====== Records provided ======
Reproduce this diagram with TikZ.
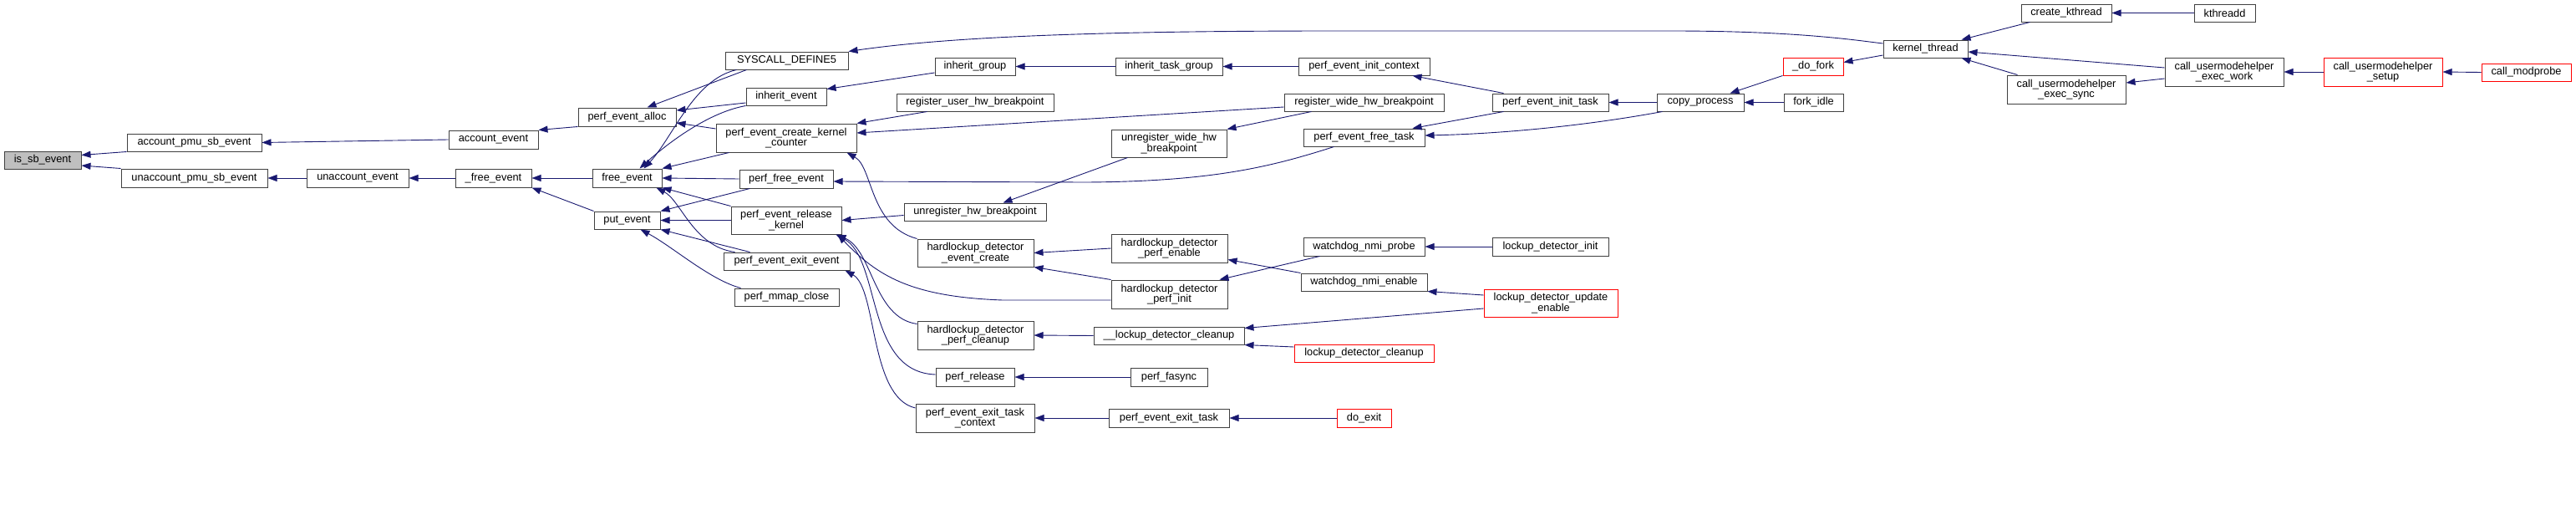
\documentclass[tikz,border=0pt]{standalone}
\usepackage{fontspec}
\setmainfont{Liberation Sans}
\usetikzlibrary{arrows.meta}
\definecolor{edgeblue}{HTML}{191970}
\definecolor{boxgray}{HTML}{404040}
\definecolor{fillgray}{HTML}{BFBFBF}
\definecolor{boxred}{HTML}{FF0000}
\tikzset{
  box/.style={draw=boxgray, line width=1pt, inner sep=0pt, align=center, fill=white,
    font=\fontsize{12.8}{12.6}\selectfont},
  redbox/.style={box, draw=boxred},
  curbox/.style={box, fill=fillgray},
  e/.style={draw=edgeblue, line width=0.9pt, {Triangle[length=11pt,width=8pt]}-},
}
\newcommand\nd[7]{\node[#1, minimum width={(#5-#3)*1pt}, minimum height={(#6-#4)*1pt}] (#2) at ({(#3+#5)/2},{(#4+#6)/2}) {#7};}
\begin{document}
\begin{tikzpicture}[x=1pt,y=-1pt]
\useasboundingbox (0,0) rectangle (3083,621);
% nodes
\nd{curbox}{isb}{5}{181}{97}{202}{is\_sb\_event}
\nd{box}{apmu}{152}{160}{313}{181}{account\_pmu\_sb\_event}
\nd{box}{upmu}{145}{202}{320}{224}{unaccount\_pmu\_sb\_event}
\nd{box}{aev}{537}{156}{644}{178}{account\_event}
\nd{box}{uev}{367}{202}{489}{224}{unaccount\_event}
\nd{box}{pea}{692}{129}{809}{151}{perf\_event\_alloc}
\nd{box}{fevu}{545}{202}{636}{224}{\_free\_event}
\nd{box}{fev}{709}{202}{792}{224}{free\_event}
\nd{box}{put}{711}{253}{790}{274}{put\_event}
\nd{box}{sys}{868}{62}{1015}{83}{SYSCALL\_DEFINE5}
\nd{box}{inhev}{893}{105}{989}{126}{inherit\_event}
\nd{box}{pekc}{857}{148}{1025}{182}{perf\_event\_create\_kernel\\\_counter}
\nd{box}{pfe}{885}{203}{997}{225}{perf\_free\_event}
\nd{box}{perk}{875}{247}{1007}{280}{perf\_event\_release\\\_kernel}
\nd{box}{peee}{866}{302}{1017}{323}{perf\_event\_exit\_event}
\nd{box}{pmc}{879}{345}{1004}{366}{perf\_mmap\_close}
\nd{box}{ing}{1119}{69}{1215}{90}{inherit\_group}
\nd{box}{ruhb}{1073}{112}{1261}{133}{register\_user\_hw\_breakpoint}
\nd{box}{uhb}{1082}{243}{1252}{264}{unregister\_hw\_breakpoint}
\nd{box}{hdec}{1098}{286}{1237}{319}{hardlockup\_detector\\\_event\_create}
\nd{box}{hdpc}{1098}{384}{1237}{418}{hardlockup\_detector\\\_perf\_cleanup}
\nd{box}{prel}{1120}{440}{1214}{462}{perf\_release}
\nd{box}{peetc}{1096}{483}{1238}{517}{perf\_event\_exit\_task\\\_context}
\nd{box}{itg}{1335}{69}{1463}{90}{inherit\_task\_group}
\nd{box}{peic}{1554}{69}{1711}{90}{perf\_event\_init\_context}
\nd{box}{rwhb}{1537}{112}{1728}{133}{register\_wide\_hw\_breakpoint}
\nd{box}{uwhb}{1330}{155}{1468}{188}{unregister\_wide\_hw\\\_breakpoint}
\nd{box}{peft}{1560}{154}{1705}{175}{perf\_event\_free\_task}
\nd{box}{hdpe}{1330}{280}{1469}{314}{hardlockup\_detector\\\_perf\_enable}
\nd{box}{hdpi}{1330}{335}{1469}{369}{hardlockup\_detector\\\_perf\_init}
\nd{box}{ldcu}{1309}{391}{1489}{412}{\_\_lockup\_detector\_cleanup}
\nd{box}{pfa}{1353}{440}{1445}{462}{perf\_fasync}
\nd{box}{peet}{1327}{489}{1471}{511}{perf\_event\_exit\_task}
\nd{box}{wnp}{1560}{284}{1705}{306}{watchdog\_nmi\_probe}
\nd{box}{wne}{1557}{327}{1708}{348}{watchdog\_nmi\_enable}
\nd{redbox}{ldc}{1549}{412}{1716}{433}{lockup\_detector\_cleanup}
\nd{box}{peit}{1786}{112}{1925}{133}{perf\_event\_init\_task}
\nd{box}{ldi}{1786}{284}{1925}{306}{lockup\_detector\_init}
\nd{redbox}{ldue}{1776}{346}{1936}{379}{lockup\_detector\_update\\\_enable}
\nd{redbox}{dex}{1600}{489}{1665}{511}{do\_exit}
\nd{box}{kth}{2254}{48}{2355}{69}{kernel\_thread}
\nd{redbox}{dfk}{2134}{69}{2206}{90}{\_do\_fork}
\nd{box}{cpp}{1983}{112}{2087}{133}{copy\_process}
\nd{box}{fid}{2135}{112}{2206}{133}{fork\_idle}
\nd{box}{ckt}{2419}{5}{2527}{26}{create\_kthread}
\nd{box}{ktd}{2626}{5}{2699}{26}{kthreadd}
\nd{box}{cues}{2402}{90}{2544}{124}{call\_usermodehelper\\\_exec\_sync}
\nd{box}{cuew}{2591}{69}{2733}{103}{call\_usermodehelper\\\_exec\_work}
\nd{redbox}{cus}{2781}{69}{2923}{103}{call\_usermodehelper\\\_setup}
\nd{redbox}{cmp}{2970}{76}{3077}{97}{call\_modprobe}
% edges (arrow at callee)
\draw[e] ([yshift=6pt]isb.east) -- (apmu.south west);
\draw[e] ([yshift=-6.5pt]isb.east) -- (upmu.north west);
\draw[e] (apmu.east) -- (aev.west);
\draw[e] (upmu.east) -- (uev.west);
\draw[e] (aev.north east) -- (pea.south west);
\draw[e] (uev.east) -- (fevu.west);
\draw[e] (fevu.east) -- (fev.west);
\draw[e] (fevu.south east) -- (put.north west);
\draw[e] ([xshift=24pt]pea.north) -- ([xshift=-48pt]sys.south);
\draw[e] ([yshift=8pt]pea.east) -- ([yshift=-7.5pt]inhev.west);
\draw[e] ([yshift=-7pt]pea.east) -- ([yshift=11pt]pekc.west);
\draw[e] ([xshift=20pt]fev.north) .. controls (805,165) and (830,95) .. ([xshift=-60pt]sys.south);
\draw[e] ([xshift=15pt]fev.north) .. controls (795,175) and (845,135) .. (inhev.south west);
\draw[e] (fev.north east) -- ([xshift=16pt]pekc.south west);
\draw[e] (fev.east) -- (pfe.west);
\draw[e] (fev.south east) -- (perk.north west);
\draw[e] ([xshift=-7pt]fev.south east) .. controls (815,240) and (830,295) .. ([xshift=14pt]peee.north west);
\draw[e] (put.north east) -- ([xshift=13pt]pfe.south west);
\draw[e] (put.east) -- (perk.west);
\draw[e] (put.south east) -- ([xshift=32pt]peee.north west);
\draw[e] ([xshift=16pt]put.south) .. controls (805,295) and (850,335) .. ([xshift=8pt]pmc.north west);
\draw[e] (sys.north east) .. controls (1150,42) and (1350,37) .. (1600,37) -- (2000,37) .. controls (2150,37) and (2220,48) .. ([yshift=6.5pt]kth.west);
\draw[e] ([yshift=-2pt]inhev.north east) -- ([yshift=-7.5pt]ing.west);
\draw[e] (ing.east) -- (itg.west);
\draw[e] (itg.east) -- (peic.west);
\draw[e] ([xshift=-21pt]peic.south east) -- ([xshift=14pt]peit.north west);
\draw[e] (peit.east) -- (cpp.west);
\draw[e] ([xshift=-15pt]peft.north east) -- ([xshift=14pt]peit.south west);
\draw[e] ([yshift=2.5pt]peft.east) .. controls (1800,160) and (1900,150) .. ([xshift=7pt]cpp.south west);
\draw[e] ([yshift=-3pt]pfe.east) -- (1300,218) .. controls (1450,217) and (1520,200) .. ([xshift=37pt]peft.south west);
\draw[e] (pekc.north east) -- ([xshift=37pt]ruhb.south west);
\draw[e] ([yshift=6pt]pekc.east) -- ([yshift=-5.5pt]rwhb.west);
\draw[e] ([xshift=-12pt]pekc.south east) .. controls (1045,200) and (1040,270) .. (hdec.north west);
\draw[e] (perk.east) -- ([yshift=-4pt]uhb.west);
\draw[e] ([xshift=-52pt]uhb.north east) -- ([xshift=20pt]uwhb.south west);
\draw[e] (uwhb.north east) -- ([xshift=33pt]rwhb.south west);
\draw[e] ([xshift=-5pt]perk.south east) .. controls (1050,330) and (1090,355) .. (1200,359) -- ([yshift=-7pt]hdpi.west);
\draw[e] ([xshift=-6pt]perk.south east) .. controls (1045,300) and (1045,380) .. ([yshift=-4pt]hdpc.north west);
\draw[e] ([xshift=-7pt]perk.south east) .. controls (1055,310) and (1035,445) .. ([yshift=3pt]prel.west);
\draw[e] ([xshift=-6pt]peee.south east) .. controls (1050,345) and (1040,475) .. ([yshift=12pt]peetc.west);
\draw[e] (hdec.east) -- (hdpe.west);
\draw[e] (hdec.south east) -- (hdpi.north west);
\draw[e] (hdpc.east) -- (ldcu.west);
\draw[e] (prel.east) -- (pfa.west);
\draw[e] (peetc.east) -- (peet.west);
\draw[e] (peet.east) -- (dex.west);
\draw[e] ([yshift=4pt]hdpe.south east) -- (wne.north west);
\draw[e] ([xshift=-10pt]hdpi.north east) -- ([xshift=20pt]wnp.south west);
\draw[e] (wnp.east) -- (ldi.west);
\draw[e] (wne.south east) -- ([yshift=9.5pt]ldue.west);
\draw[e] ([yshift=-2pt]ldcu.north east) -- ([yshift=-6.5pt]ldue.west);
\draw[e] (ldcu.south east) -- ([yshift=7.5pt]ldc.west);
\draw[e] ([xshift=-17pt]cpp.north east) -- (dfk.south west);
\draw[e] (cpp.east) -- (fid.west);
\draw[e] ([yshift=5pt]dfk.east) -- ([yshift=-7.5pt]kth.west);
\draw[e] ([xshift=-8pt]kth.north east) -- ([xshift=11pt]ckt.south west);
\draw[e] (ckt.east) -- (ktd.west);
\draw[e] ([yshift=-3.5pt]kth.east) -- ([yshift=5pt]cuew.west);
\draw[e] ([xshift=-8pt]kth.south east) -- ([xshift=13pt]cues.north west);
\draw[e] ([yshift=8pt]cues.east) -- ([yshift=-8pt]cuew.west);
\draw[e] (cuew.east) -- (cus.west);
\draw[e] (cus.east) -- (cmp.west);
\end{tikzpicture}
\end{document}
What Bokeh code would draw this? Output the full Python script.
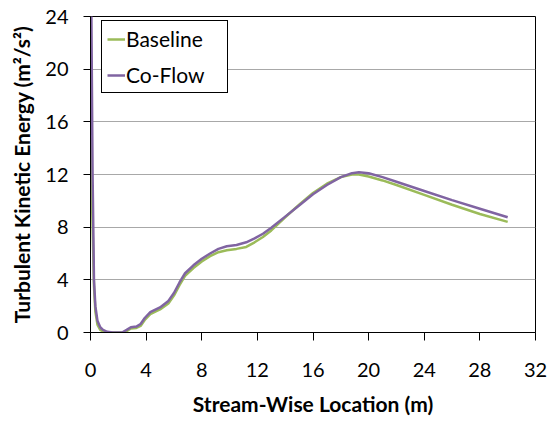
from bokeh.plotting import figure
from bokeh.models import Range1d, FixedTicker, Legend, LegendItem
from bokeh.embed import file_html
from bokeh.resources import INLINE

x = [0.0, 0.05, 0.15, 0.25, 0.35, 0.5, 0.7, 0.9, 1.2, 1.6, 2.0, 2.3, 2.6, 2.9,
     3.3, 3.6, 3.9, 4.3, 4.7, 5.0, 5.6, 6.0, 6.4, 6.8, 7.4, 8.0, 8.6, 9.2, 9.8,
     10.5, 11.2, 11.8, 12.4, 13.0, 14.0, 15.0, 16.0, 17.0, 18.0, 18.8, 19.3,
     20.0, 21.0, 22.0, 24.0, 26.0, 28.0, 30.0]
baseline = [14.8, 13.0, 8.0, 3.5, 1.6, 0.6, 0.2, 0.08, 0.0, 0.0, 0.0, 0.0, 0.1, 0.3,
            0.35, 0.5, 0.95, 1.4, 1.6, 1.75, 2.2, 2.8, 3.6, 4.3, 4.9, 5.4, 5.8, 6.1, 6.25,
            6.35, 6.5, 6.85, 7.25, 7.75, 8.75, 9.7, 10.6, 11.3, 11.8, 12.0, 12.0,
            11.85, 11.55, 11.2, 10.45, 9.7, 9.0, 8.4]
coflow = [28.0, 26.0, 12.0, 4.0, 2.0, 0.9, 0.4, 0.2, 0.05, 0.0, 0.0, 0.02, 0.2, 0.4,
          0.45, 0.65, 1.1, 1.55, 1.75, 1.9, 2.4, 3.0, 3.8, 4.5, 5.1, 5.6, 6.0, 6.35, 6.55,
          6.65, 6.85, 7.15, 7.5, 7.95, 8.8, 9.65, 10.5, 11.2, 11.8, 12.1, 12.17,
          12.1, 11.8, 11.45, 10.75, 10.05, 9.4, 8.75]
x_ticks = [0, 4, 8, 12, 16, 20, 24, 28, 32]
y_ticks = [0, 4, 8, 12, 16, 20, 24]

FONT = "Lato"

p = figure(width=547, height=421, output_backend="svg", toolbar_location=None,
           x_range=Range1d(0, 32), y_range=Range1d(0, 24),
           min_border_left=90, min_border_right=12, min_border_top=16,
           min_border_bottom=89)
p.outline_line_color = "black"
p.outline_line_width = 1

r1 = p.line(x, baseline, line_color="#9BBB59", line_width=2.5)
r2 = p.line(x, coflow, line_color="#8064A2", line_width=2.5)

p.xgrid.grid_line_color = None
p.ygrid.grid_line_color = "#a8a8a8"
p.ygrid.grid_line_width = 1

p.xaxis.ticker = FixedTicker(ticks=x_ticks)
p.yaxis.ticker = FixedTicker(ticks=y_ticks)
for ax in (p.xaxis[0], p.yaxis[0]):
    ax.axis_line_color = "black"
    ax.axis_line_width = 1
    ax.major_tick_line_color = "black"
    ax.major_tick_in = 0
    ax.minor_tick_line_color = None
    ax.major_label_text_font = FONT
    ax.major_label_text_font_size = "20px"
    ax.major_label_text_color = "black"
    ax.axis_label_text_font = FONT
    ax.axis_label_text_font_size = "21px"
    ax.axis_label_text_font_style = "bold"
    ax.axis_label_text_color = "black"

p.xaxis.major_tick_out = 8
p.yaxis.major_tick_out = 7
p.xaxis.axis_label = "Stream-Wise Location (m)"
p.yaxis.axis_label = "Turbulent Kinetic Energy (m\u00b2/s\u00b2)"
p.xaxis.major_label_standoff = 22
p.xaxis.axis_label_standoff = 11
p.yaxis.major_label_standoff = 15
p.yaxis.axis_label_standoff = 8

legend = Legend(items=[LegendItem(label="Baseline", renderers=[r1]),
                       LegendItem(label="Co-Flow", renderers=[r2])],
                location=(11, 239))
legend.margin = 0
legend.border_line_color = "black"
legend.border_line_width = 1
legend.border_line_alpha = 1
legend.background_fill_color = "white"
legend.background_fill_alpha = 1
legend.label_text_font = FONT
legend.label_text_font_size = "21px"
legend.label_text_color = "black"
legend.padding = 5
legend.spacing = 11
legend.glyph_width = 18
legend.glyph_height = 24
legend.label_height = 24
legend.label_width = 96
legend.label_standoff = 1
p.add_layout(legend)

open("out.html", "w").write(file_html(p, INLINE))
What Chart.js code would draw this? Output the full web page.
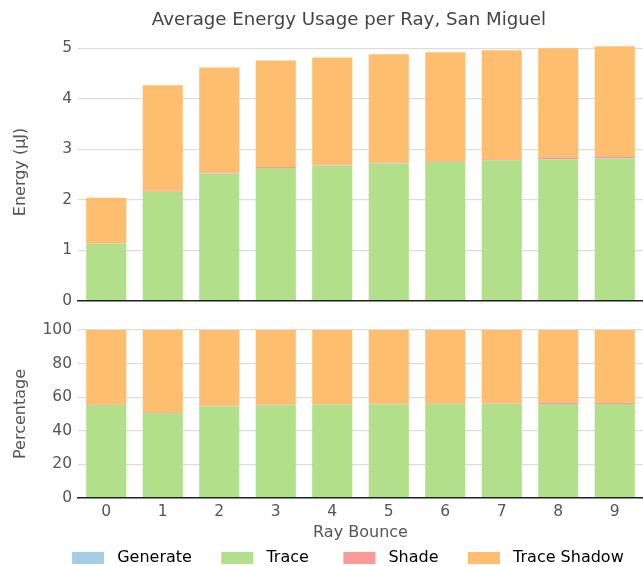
======
• **Brief**
Find all lines holding the string "would" and copy them.

• **Response to the exercise**
What Bokeh code would draw this? Output the full Python script.
What Chart.js code would draw this? Output the full web page.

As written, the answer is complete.